> [Written task]: Examine the entries and show every line in which the word "this" is found.

> [Data listing]:
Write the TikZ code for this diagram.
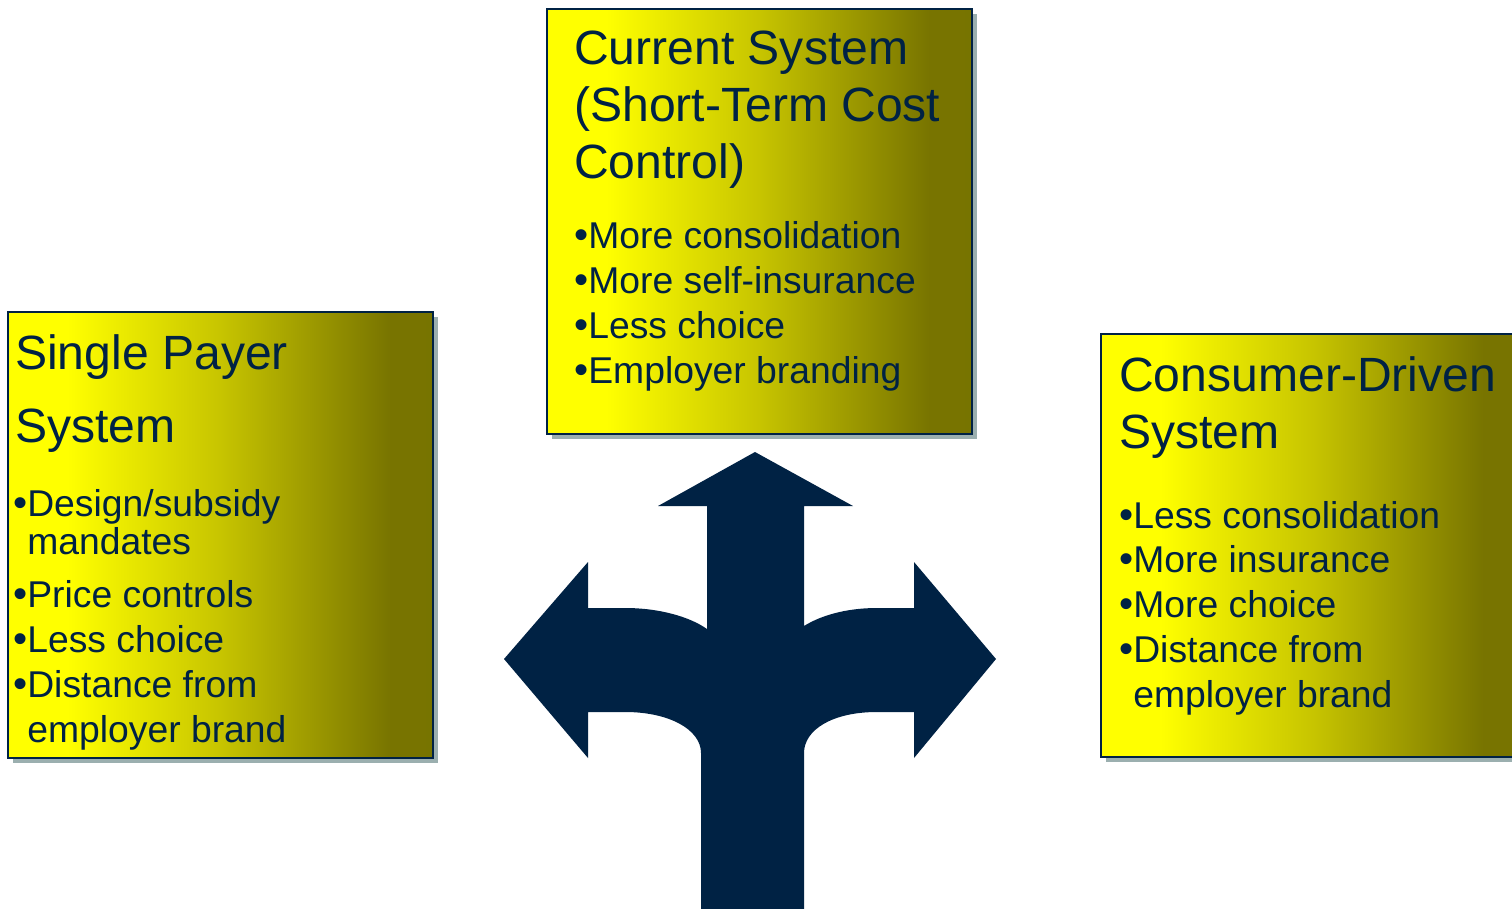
\documentclass[tikz,border=0pt]{standalone}
\usepackage{fontspec}
\setmainfont{Liberation Sans}
\usepackage{xcolor}
\usepackage{tikz}
\usetikzlibrary{shadows}

\definecolor{darknavy}{RGB}{0,34,68}
\definecolor{shadowgrey}{RGB}{155,175,175}
% yellow to olive, stops kept inside the 25bp--75bp band
\pgfdeclarehorizontalshading{boxfade}{100bp}{%
  rgb(0bp)=(1,1,0); rgb(32bp)=(1,1,0); rgb(50bp)=(0.78,0.77,0);
  rgb(70bp)=(0.47,0.455,0); rgb(100bp)=(0.46,0.45,0)}

\newcommand{\boxhead}{\fontsize{48.1}{57}\selectfont}
\newcommand{\boxlist}{\fontsize{37.3}{44.7}\selectfont}
\newcommand{\itembullet}{\scalebox{1.08}{•}}

\begin{document}
\begin{tikzpicture}[
  x=1pt, y=-1pt,
  box/.style={draw=darknavy, line width=2pt, shade, shading=boxfade,
              anchor=north west, inner sep=0pt,
              drop shadow={shadow xshift=5pt, shadow yshift=-5pt,
                           fill=shadowgrey, opacity=1}},
  % text nodes sit on the baseline of their last line
  head/.style={anchor=base west, inner sep=0pt, align=left,
               text=darknavy, font=\boxhead},
  items/.style={anchor=base west, inner sep=0pt, align=left,
                text=darknavy, font=\boxlist}
]
  \path[use as bounding box, fill=white] (0,0) rectangle (1512,908);
  \clip (0,0) rectangle (1512,908);

  % the three boxes
  \node[box, minimum width=425pt, minimum height=446pt] (single) at (7,311) {};
  \node[box, minimum width=425pt, minimum height=425pt] (current) at (546,8) {};
  \node[box, minimum width=425pt, minimum height=423pt] (consumer) at (1100,333) {};

  \node[head] (singlehead) at (15,442) {Single Payer\\[16pt]System};
  \node[items] (singleitems) at (13,742) {%
    \itembullet Design/subsidy\\[-6.7pt]\phantom{\itembullet}mandates\\[8.3pt]
    \itembullet Price controls\\\itembullet Less choice\\
    \itembullet Distance from\\\phantom{\itembullet}employer brand};

  \node[head] (currenthead) at (574,178) {Current System\\(Short-Term Cost\\Control)};
  \node[items] (currentitems) at (574,383) {%
    \itembullet More consolidation\\\itembullet More self-insurance\\
    \itembullet Less choice\\\itembullet Employer branding};

  \node[head] (consumerhead) at (1119,448) {Consumer-Driven\\System};
  \node[items] (consumeritems) at (1119,707) {%
    \itembullet Less consolidation\\\itembullet More insurance\\
    \itembullet More choice\\\itembullet Distance from\\
    \phantom{\itembullet}employer brand};

  % three-way fork
  \fill[darknavy] (755,452) -- (853,506) -- (804,506) -- (804,626)
    .. controls (820,616) and (845,608) .. (877,608) -- (914,608)
    -- (914,562) -- (996,659) -- (914,758) -- (914,712) -- (877,712)
    .. controls (832,712) and (804,730) .. (804,753) -- (804,915)
    -- (701,915) -- (701,753)
    .. controls (701,730) and (670,712) .. (625,712) -- (588,712)
    -- (588,758) -- (504,659) -- (588,562) -- (588,608) -- (625,608)
    .. controls (660,608) and (690,617) .. (707,629) -- (707,506)
    -- (658,506) -- cycle;
\end{tikzpicture}
\end{document}
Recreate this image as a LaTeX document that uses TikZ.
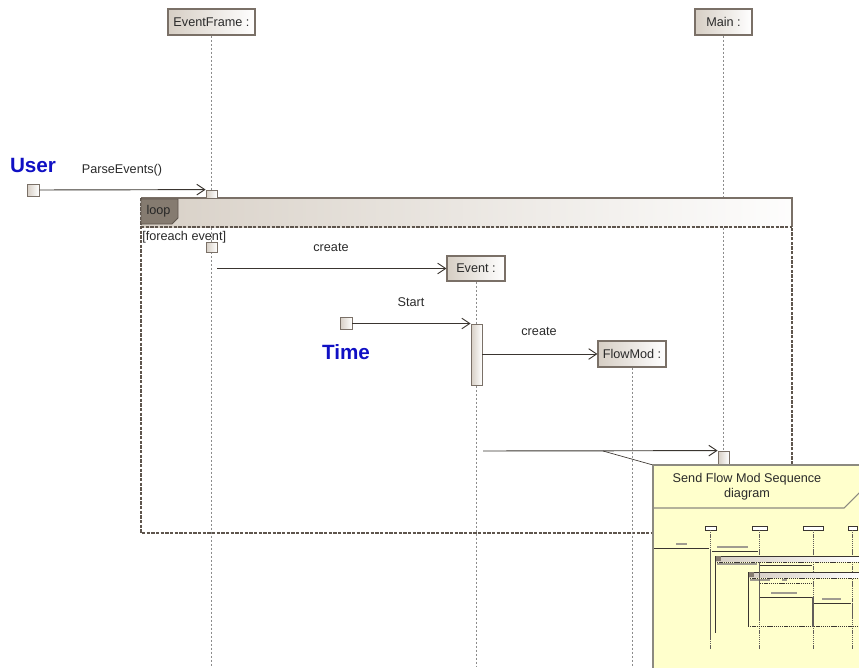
\documentclass[tikz,border=0pt]{standalone}
\usepackage{fontspec}
\setmainfont{Liberation Sans}
\usetikzlibrary{arrows.meta,calc}
\definecolor{bord}{HTML}{7A7067}
\definecolor{boxL}{HTML}{D6CEC4}
\definecolor{tagc}{HTML}{857B70}
\definecolor{lifec}{HTML}{8C8C8C}
\definecolor{framec}{HTML}{5E554D}
\definecolor{msgc}{HTML}{3A3530}
\definecolor{ublue}{HTML}{1010C4}
\definecolor{notec}{HTML}{FFFFCC}
\definecolor{noteb}{HTML}{8C8A80}
\definecolor{txt}{HTML}{2A2A2A}
\definecolor{minitxt}{HTML}{A09C90}
\begin{document}
\begin{tikzpicture}[x=0.75pt,y=-0.75pt,
  font=\fontsize{9.5}{11}\selectfont,
  headbox/.style={draw=bord, line width=0.8pt, left color=boxL, right color=white, minimum height=19.5pt, inner sep=0pt, text=txt},
  actbox/.style={draw=bord, line width=0.6pt, left color=boxL, right color=white, minimum width=8.25pt, inner sep=0pt},
  sqbox/.style={draw=bord, line width=0.6pt, left color=boxL, right color=white, minimum size=9pt, inner sep=0pt},
  lifeline/.style={draw=lifec, line width=0.6pt, dash pattern=on 2pt off 1pt},
  msg/.style={draw=msgc, line width=0.7pt, -{Straight Barb[length=6pt,width=8pt]}},
  lbl/.style={text=txt, inner sep=0pt},
  actor/.style={text=ublue, font=\fontsize{15.5}{18}\selectfont\bfseries, inner sep=0pt},
  frameline/.style={draw=framec, line width=0.9pt, dash pattern=on 2.5pt off 1pt},
  minil/.style={line width=0.3pt, draw=msgc},
  minidash/.style={line width=0.3pt, draw=msgc, dash pattern=on 1pt off 0.6pt},
  minitext/.style={line width=0.9pt, draw=minitxt},
]
\useasboundingbox (0,0) rectangle (859,667);
\clip (0,0) rectangle (859,667);

% lifeline heads
\node[headbox, minimum width=65.25pt] (ef) at (211.5,22) {EventFrame :};
\node[headbox, minimum width=42.75pt] (mn) at (723.5,22) {Main :};

% lifelines of EventFrame and Main
\coordinate (efend) at (211.5,667);
\coordinate (mnend) at (723.5,667);
\draw[lifeline] (ef.south) -- (efend);
\draw[lifeline] (mn.south) -- (mnend);

% loop frame
\shade[left color=boxL!95!white, right color=white!96!boxL] (141,198) rectangle (792,227);
\draw[bord, line width=0.8pt] (141,198) -- (792,198) -- (792,227);
\draw[frameline] (141,227) -- (792,227);
\draw[frameline] (141,198) -- (141,533) -- (792,533) -- (792,227);
\filldraw[fill=tagc, draw=framec, line width=0.6pt] (141,199) -- (178,199) -- (178,218) -- (172,224) -- (141,224) -- cycle;
\node[lbl, text=black!85] (looptag) at (158.5,211) {loop};
\node[lbl, anchor=west] (guard) at (142,237.5) {[foreach event]};

% other lifeline heads
\node[headbox, minimum width=43.5pt, minimum height=18.75pt] (ev) at (476,268.5) {Event :};
\node[headbox, minimum width=51pt] (fm) at (632,354) {FlowMod :};
\coordinate (evend) at (476,667);
\coordinate (fmend) at (632,667);
\draw[lifeline] (ev.south) -- (evend);
\draw[lifeline] (fm.south) -- (fmend);

% activations
\node[actbox, minimum height=6pt] (a1) at (211.5,194) {};
\node[actbox, minimum height=7.5pt] (a2) at (211.5,247) {};
\node[actbox, minimum height=45.75pt] (a3) at (476.5,354.5) {};
\node[actbox, minimum height=10.5pt] (a4) at (723.5,458) {};

% actors / gates
\node[actor] (user) at (33,165) {User};
\node[sqbox] (usq) at (33,190) {};
\node[actor] (time) at (346,352) {Time};
\node[sqbox] (tsq) at (346,323.5) {};

% messages
\draw[msg] (usq.east) -- (a1.north west);
\node[lbl] (l1) at (122,170) {ParseEvents()};
\draw[msg] (a2.east |- ev.west) -- (ev.west);
\node[lbl] (l2) at (331,247) {create};
\draw[msg] (tsq.east) -- (tsq.east -| a3.west);
\node[lbl] (l3) at (411,302) {Start};
\draw[msg] (a3.east |- fm.west) -- (fm.west);
\node[lbl] (l4) at (539,331) {create};
\coordinate (m5s) at (483,451);
\draw[msg] (m5s) -- (a4.north west);

% note
\coordinate (na) at (603,451);
\coordinate (nt) at (653,465);
\draw[msgc, line width=0.5pt] (na) -- (nt);
\filldraw[fill=notec, draw=noteb, line width=0.8pt] (nt) rectangle (866,675);
\draw[noteb, line width=0.8pt] (653,508) -- (844,508) -- (860,492);
\node[lbl, align=center, font=\fontsize{9.5}{11.25}\selectfont] (ntitle) at (747,487) {Send Flow Mod Sequence\\diagram};

% miniature diagram inside the note
\foreach \a/\b in {705/716, 752/767, 803/823, 848/857}{
  \filldraw[fill=white, minil] (\a,526) rectangle (\b,530);
}
\foreach \x in {710.5, 759.5, 813, 852.5}{
  \draw[minidash, draw=msgc!80] (\x,530) -- (\x,649);
}
% loop 1
\shade[left color=boxL, right color=white] (715,556) rectangle (862,561);
\draw[minil] (715,556) -- (862,556);
\fill[tagc] (715,556) rectangle (721,561);
\draw[minidash] (715,562) -- (862,562);
\draw[minil, line width=0.5pt] (715,556) -- (715,633);
\draw[minitext] (717,564) -- (757,564);
% loop 2
\shade[left color=boxL, right color=white] (748,572) rectangle (862,577);
\draw[minil] (748,572) -- (862,572);
\fill[tagc] (748,572) rectangle (754,577);
\draw[minidash] (748,578) -- (862,578);
\draw[minil, line width=0.5pt] (748,572) -- (748,626);
\draw[minidash] (748,626) -- (862,626);
\draw[minitext] (750,580) -- (770,580);
\draw[minitext] (782,580) -- (787,580);
% activations
\draw[msgc!80, line width=1.3pt] (710.5,549) -- (710.5,618);
\draw[msgc!80, line width=1.3pt] (710.5,600) -- (710.5,640);
\draw[msgc!80, line width=1.3pt] (759.5,563) -- (759.5,620);
\draw[msgc!80, line width=1.3pt] (813,597) -- (813,627);
\draw[msgc!80, line width=1.3pt] (852.5,603) -- (852.5,615);
% messages
\draw[minitext] (676,544) -- (687,544);
\draw[minil, line width=0.5pt] (654,548) -- (709,548);
\draw[minitext] (717,547) -- (748,547);
\draw[minil, line width=0.5pt] (712,551) -- (758,551);
\draw[minil, line width=0.6pt] (760,565.5) -- (812,565.5);
\draw[minidash, line width=0.5pt] (760,583) -- (812,583);
\draw[minitext] (771,593) -- (797,593);
\draw[minil, line width=0.6pt] (760,597) -- (812,597);
\draw[minitext] (822,599) -- (841,599);
\draw[minil, line width=0.6pt] (814,603) -- (851,603);
\end{tikzpicture}
\end{document}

> [The completed task]:
Write the TikZ code for this diagram.
Recreate this image as a LaTeX document that uses TikZ.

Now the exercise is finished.